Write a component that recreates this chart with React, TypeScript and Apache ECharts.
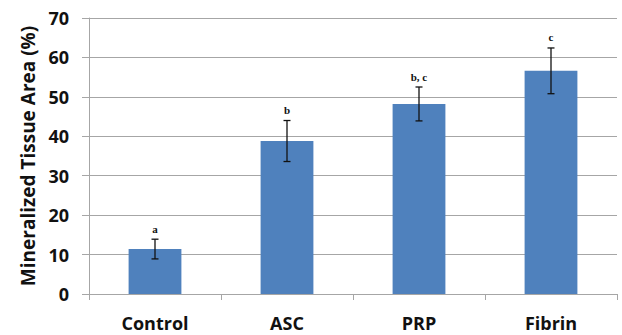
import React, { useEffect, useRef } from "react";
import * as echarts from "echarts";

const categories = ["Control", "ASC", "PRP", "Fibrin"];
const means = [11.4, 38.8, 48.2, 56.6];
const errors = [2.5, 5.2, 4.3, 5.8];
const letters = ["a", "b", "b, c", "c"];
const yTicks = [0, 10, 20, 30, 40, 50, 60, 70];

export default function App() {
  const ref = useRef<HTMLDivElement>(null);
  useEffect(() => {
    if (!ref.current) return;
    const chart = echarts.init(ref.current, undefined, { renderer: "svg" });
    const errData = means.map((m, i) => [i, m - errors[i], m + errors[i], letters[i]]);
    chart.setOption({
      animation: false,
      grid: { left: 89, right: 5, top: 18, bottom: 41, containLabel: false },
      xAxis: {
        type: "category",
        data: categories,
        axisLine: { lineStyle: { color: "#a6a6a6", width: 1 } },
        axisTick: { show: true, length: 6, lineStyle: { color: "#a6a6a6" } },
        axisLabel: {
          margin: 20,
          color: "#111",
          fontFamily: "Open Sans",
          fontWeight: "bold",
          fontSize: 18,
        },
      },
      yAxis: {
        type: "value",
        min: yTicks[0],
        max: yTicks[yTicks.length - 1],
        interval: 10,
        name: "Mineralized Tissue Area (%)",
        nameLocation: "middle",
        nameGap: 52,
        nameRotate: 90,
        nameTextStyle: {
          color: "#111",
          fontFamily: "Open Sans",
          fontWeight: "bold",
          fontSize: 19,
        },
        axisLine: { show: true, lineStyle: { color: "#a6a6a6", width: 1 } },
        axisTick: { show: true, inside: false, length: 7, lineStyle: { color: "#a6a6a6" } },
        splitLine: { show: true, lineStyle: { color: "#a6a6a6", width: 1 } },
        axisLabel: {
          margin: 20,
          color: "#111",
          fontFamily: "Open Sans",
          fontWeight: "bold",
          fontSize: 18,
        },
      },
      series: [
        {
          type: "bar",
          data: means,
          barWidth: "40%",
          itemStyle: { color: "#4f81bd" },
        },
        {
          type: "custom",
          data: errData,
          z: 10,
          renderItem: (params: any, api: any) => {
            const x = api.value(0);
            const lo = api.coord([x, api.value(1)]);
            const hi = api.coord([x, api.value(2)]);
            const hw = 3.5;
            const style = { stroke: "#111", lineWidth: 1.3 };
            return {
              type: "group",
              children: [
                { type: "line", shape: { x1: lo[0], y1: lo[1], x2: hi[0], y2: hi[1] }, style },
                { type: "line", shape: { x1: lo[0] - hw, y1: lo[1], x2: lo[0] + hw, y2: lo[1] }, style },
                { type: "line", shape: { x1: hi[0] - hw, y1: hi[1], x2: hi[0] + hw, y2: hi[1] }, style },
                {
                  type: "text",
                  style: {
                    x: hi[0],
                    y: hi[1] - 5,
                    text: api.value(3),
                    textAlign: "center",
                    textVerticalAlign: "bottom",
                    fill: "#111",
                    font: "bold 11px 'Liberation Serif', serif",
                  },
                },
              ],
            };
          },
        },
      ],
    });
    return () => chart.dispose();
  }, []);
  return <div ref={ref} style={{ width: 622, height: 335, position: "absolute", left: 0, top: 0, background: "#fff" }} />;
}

--

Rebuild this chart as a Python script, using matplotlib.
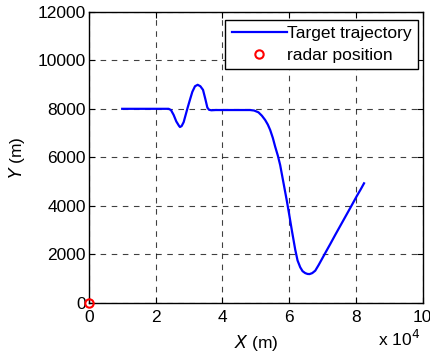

WRITTEN PROBLEM – From the entries above, copy each line holding "React".

SOLUTION TO THE PROBLEM –
Write a component that recreates this chart with React, TypeScript and Apache ECharts.
import React, { useEffect, useRef } from "react";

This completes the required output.